В наступившей паузе филолог сказал другу:
— Между прочим, Шолохова за нелюбовь к одной нации называют Шолохов-Алейхем.
— Ты любишь Шолом-Алейхема? — спросил друг.
— Ну, не скажу, что так уж им увлекался, но у меня есть любимый эпизод из его историй про мальчика Мотла. Сидит мальчик Мотл в школе, думает о ботинках: ботинок в семье одна пара, детей пятеро, надевают по очереди, холодно уже, сыро, гуляют по очереди, в школу ходят по очереди, в лавочку тоже; и вот мальчик вычисляет — среднему брату ботинки достанутся в среду, в четверг старшему, а ему должны бы достаться в пятницу, очень нужна пятница, но младший получит их в пятницу вне очереди, у него день рождения, может, можно с ним договориться, ненадолго, если что хорошее ему подарить, вот только что? Тут учитель поднимает Мотла и задает ему задачу, как в бассейн наливают три ведра, потом еще пять ведер, два ведра выливаются; сколько, спрашивает учитель, в бассейне воды осталось? а мальчик Мотл отвечает: «Господин учитель, мне бы ваши заботы».
Тут выскочил с Никольского переулка в прекраснейшем расположении духа карлик и, обеими руками подняв над головою маленькую, видавшую виды, задубевшую от невзгод времени кошелку свою, выкрикнул:
— Несу! несу!
В ответ Клюзнер поднял маленький сверток, нечто завернутое в песочного цвета типографский оберточный крафт, и приветственно им покрутил.
Подскочив, карлик с осторожностью не без почтения достал из кошелки песочные часы, выдал их Клюзнеру, получил от него сверток, сияя, сказал:
— Разворачивать не буду, сейчас смотреть не стану, на фабрику бегу обратно, дома, дома увижу! Спасибо вам! Как я мечтал! Всегда мечтал! И вот сбылось!
Выслушав от Клюзнера слова благодарности, карлик ускакал на свою вечно закрывающуюся, однако исправно функционирующую кроватную фабрику.
— Что это? — спросил Бихтер. — Что ты ему отдал?

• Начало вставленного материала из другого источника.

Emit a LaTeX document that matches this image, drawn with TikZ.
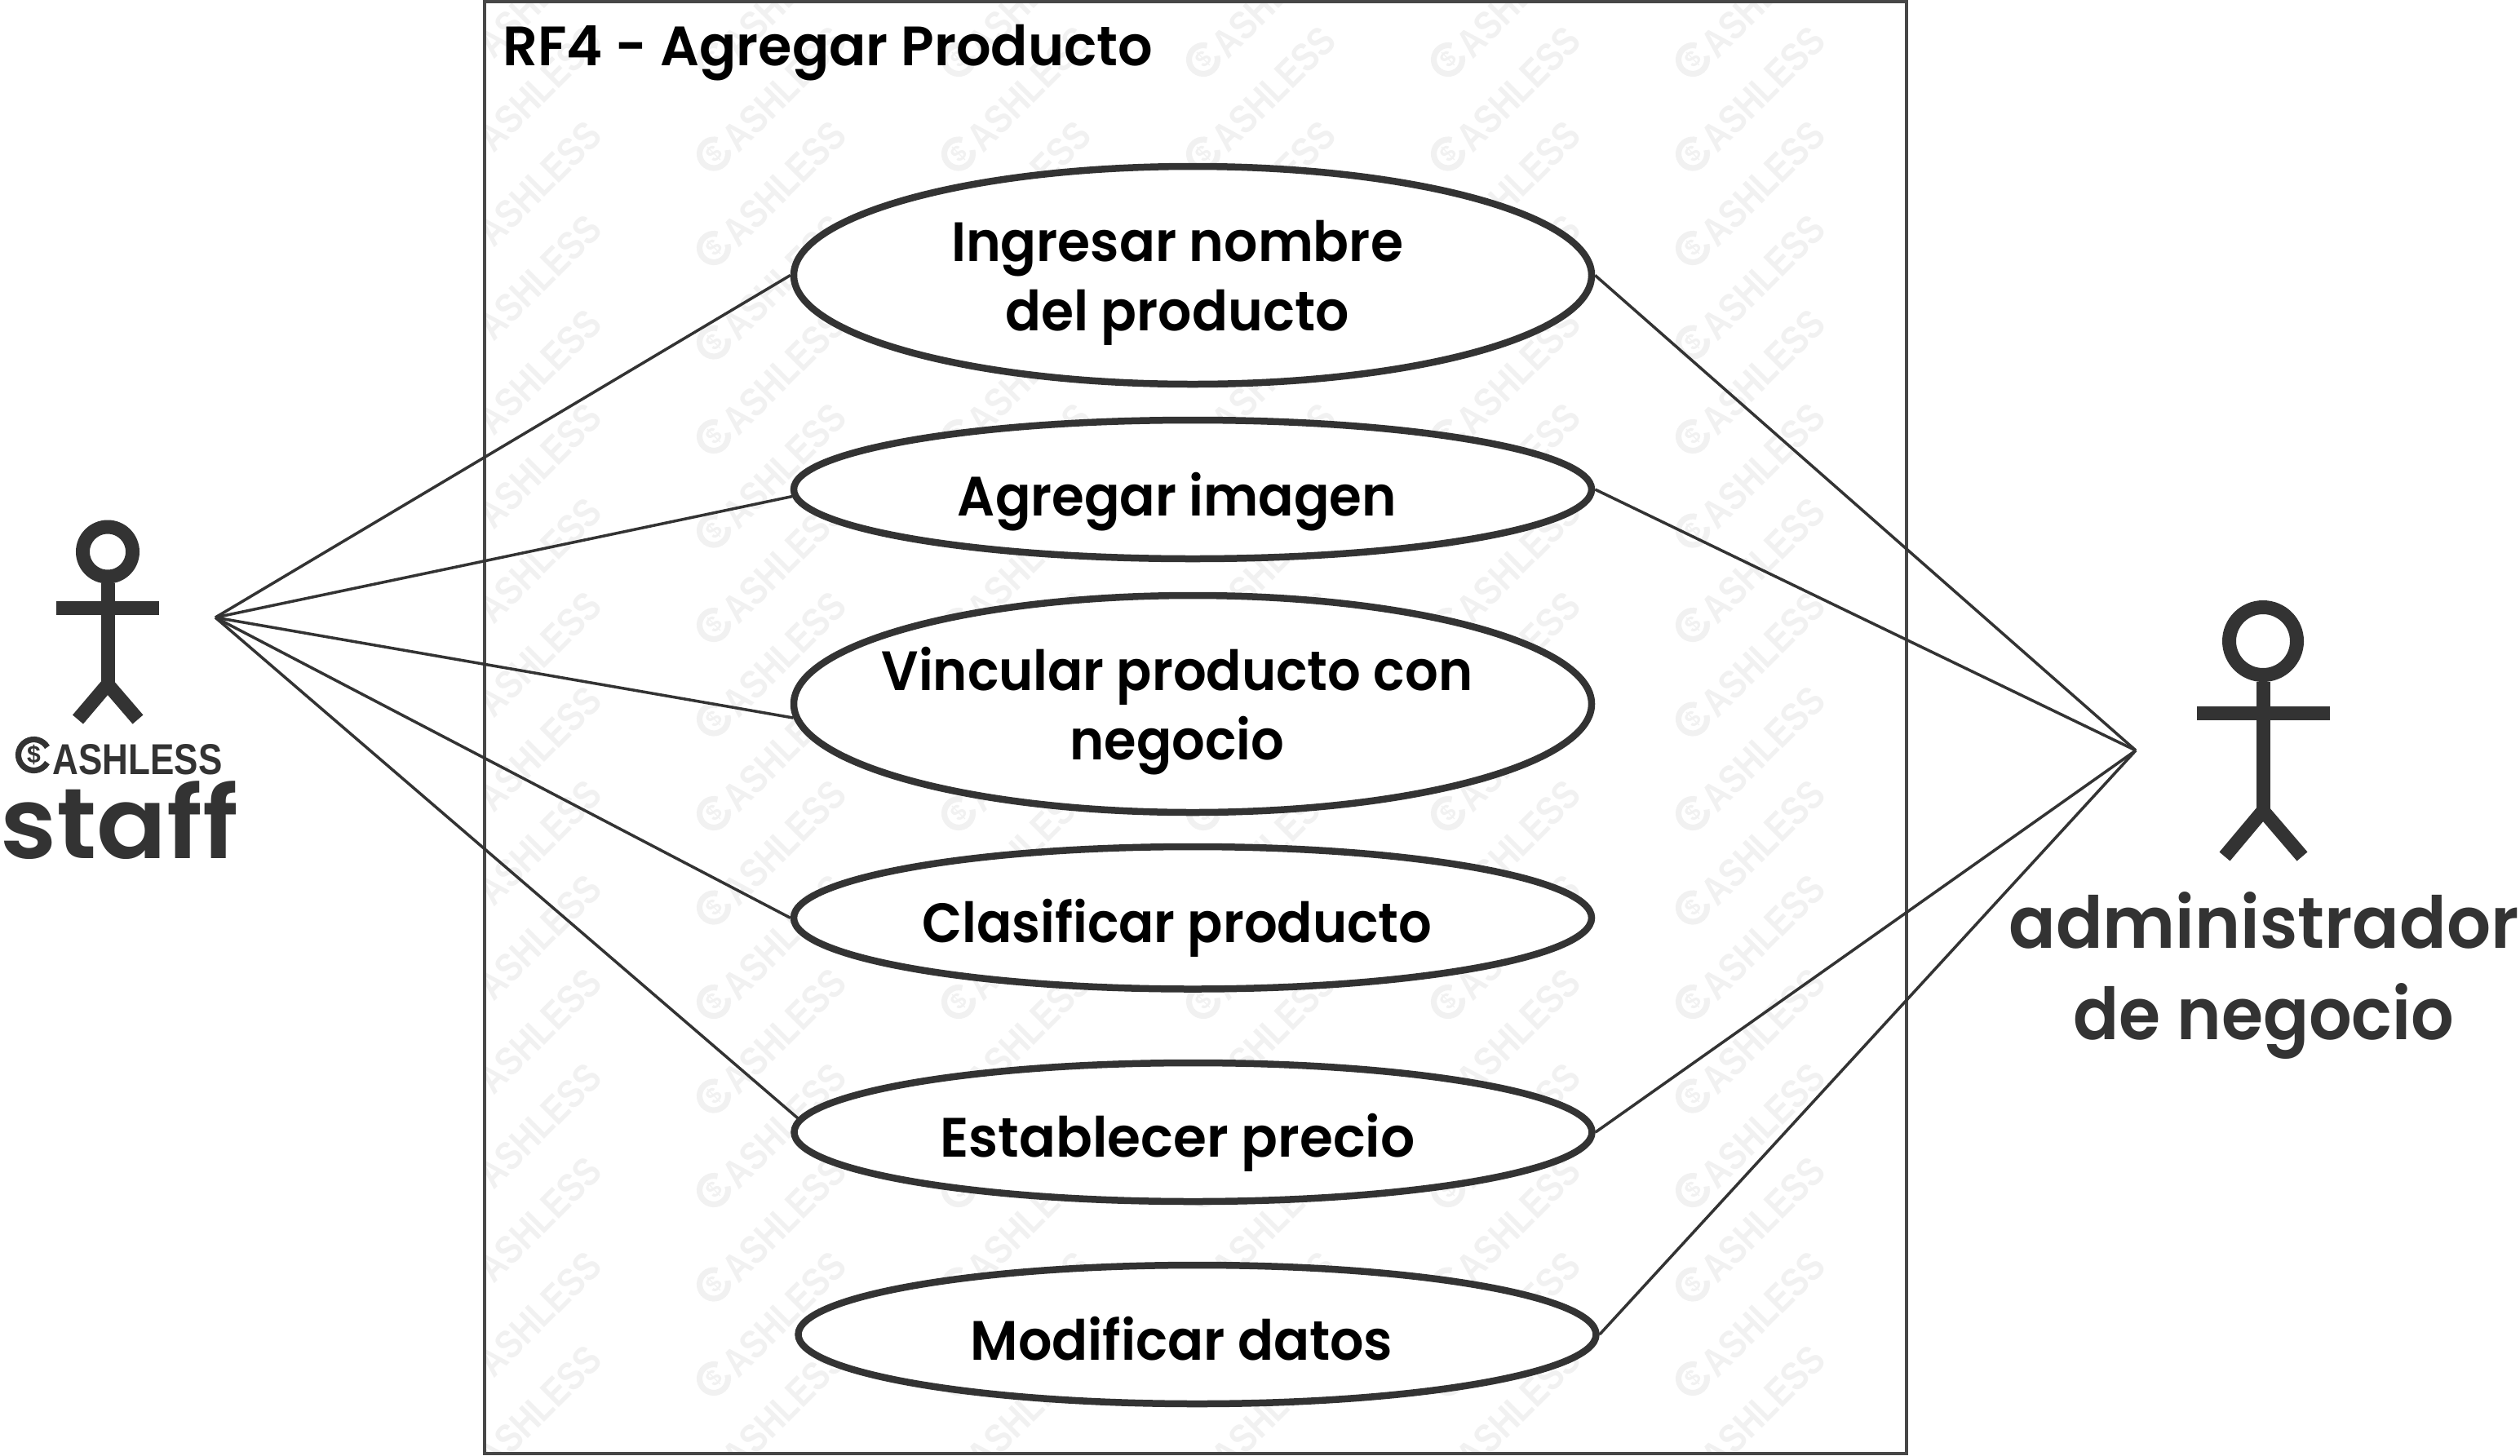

— Мы поменялись. Я отдал ему метроном.
— Разве он тебе самому не нужен?
— У меня было два.
— А песочные часы тебе зачем?
— Яйца варить. Видишь ли, небезызвестная тебе девчушка, дочка наших друзей вот из этого самого дома, куда мы в гости ходим с довоенных времен, приболела, легкие у нее после пневмонии никудышные, девать ее на май-июнь некуда до маменькиного отпуска, стало быть, вопреки моим привычкам и установкам придется мне в почти достроенном комаровском доме моем потесниться. Повар я никакой, щи с борщом, каша, кура вареная, картошка; а на завтрак буду яйцо ей варить по песочным часам.
— А до этого как варил?
— Кто любит в мешочек, а кто вкрутую. Будем через день варить то так, то сяк. В мешочек варю по счету, иногда пальцем грожу варящемуся в такт счету, иногда ногой пристукиваю, а досчитать надо до девяноста, идеальный вариант. Да и ребенку песочные часы — прекрасное развлечение…
Один из всезнающих филологов, лагерник, сказал с улыбкою, ни к кому, собственно, не обращаясь:
— В Германии со Средневековья у домохозяек своя метода: поставив на огонь яйцо в соленой воде следует трижды прочесть Pater и трижды Ave.
— Pater — это «Отче наш»? — спросил его друг. — A Ave — «Богородице, Дево, радуйся»?
И они пошли прочь неспешно по Большой Подьяческой сторону прекрасно-золотого купола Исаакия, обсуждая временнýю тождественность молитв на латыни и в переводах на русский — церковнославянский и синодальный.
— Я в детстве думал, — заметил задумчиво ссыльный филолог, — что слово «синодальный» как-то таинственно связано с именем лермонтовского князя Синодала.